Aim - Retype only the lines running from the beginning of the entries below to the line with "fig = go.Figure()", both included. Do not include pictures.

---

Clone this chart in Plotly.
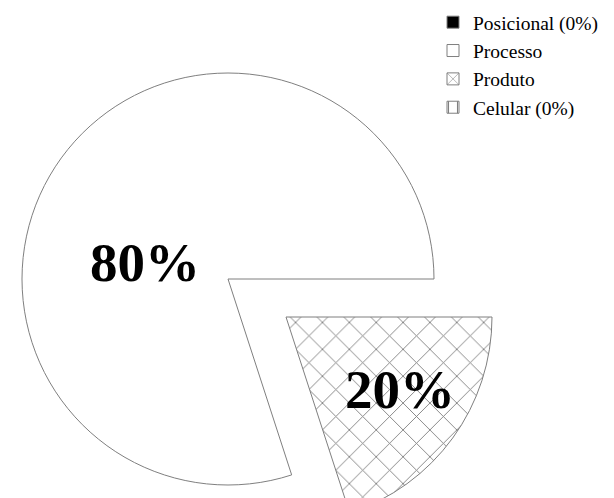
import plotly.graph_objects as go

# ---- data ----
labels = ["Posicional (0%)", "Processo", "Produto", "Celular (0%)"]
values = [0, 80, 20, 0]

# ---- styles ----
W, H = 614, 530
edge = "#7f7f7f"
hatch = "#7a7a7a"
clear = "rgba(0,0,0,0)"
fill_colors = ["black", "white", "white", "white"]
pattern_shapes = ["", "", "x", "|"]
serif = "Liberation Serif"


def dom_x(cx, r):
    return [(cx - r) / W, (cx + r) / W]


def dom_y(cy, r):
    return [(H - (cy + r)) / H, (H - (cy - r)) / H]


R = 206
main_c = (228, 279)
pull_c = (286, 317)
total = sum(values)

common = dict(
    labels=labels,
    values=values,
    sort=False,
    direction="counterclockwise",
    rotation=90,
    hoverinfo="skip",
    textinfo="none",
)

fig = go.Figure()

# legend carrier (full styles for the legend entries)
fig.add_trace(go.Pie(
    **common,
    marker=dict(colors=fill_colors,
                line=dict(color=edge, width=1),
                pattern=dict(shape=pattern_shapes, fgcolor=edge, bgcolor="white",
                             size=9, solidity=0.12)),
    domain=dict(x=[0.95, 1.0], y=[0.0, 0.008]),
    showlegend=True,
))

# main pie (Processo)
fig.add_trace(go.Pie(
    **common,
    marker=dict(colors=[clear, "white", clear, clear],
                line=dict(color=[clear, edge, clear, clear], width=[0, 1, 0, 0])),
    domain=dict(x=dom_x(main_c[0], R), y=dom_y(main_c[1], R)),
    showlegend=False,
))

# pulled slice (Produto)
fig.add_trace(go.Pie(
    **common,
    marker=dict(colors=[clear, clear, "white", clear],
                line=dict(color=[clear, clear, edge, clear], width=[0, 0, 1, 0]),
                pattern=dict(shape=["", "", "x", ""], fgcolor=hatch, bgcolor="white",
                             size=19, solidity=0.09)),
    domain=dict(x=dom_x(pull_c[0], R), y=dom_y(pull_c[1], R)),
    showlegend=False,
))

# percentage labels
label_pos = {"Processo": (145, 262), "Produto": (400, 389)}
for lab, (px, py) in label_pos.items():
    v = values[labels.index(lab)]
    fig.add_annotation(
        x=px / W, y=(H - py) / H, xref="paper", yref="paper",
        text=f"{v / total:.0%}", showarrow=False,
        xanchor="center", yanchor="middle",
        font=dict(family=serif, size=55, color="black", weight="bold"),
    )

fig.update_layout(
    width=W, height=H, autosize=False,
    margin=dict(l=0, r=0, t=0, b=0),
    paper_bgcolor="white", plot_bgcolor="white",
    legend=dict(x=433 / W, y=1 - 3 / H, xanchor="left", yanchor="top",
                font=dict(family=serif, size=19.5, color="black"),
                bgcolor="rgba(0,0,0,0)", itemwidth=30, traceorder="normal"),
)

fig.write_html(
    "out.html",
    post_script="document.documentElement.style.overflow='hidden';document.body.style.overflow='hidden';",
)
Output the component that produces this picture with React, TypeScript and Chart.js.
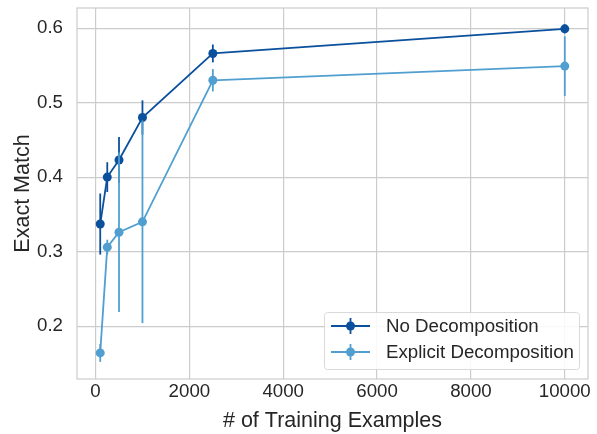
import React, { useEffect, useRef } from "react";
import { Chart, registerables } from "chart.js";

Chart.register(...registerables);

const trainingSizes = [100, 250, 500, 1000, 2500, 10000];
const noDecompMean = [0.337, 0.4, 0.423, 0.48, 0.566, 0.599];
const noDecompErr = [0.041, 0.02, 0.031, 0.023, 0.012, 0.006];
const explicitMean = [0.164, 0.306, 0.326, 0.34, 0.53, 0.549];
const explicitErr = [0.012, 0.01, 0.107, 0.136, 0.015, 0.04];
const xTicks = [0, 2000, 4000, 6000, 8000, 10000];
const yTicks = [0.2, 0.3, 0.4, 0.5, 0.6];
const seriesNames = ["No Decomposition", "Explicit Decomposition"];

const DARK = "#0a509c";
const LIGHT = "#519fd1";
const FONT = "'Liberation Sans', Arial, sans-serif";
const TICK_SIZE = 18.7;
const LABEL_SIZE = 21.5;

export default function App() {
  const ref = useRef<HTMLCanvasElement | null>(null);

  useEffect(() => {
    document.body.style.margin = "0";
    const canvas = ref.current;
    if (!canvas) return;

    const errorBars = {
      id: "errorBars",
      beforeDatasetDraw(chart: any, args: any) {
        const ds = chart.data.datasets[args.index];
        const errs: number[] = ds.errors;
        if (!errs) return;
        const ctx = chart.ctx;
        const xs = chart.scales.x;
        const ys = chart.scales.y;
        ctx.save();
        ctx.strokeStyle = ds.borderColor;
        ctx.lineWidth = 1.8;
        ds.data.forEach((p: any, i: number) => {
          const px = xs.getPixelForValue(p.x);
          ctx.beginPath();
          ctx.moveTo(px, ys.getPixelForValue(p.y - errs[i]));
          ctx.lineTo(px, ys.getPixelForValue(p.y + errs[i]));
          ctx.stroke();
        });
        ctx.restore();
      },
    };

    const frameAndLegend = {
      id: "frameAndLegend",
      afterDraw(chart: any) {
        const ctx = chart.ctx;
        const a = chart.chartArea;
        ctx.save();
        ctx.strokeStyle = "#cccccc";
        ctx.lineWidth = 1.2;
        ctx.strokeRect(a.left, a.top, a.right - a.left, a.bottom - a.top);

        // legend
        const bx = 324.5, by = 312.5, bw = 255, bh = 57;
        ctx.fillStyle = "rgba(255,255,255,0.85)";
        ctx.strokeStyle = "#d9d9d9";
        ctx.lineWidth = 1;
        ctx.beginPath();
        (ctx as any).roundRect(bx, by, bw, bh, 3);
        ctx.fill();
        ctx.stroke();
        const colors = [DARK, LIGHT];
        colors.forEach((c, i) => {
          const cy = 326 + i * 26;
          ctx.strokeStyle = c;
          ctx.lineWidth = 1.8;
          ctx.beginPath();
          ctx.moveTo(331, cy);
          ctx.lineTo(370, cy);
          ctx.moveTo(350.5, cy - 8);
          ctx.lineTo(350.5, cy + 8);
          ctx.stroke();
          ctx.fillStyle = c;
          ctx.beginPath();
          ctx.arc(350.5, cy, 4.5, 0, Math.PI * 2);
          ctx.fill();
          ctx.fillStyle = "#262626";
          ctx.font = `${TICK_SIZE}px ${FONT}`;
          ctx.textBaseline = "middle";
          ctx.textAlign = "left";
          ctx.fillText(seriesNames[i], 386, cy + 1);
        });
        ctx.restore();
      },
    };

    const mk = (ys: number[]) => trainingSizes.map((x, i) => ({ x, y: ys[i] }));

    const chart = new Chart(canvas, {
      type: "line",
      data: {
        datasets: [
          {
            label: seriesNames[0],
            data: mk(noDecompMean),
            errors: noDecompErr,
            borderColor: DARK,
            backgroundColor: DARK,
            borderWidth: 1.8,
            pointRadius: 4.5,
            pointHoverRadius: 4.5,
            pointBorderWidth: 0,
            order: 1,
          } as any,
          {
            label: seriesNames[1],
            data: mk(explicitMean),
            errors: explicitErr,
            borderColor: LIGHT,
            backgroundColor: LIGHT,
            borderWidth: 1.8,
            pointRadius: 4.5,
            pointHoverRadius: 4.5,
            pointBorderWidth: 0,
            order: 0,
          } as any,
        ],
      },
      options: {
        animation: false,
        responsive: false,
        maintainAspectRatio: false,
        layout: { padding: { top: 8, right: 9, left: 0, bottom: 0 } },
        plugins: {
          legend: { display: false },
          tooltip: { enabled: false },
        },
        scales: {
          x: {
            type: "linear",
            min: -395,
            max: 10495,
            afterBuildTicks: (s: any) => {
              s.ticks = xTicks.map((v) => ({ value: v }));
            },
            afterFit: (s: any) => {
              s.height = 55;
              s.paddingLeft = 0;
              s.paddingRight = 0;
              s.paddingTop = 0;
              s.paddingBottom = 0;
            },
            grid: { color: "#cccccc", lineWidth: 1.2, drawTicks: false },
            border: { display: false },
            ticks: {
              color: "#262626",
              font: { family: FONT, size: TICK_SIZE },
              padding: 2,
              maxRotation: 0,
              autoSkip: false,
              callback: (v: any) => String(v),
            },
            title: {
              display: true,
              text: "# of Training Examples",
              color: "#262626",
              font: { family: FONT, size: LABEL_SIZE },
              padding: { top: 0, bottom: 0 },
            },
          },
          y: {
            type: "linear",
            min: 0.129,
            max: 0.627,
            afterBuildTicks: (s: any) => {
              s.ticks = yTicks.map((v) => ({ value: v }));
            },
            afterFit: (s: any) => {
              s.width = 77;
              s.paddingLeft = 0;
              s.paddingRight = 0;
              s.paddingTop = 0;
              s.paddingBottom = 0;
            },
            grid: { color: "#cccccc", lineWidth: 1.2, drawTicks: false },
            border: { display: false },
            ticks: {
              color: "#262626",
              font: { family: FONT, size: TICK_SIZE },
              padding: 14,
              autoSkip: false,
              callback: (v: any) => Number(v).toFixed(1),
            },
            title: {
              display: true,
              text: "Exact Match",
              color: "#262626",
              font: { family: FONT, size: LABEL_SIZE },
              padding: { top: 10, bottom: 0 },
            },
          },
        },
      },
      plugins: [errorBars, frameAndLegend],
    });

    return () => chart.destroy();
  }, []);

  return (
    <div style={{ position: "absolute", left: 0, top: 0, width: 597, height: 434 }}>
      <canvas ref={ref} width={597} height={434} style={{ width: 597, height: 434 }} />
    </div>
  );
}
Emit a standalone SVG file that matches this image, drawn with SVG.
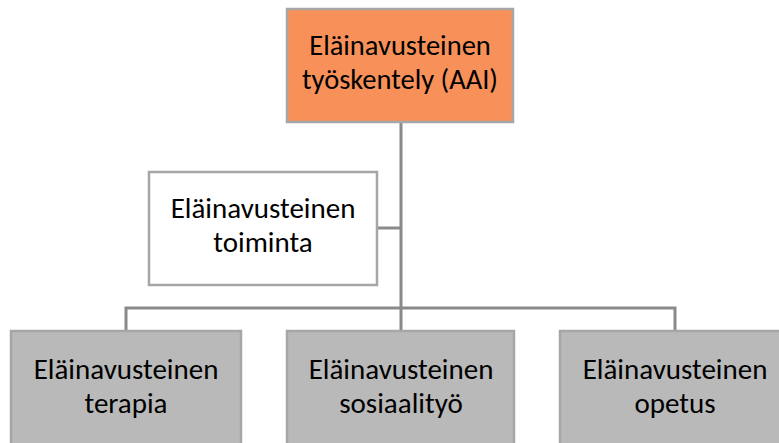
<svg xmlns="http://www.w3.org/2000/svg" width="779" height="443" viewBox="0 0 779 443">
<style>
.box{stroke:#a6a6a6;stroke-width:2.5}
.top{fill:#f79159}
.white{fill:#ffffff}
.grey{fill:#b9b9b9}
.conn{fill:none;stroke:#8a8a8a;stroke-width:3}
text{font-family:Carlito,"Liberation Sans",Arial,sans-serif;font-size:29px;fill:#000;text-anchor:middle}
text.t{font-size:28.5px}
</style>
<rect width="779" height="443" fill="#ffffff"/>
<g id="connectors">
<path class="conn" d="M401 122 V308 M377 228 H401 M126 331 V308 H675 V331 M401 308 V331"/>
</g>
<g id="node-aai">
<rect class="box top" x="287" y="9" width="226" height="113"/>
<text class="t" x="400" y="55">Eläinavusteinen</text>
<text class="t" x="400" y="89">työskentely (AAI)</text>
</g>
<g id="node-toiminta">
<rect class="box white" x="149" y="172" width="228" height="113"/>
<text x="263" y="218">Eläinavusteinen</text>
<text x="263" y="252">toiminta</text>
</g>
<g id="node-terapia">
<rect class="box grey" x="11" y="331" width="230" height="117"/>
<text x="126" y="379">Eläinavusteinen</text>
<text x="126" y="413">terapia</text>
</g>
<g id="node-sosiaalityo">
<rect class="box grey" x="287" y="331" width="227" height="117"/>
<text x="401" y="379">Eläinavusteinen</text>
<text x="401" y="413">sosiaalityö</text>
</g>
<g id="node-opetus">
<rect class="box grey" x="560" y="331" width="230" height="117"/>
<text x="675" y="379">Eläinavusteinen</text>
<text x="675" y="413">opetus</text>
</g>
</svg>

---

Problem solution -
Clone this chart in Plotly.
import plotly.graph_objects as go

# ---- data ----
labels = ["Posicional (0%)", "Processo", "Produto", "Celular (0%)"]
values = [0, 80, 20, 0]

# ---- styles ----
W, H = 614, 530
edge = "#7f7f7f"
hatch = "#7a7a7a"
clear = "rgba(0,0,0,0)"
fill_colors = ["black", "white", "white", "white"]
pattern_shapes = ["", "", "x", "|"]
serif = "Liberation Serif"


def dom_x(cx, r):
    return [(cx - r) / W, (cx + r) / W]


def dom_y(cy, r):
    return [(H - (cy + r)) / H, (H - (cy - r)) / H]


R = 206
main_c = (228, 279)
pull_c = (286, 317)
total = sum(values)

common = dict(
    labels=labels,
    values=values,
    sort=False,
    direction="counterclockwise",
    rotation=90,
    hoverinfo="skip",
    textinfo="none",
)

fig = go.Figure()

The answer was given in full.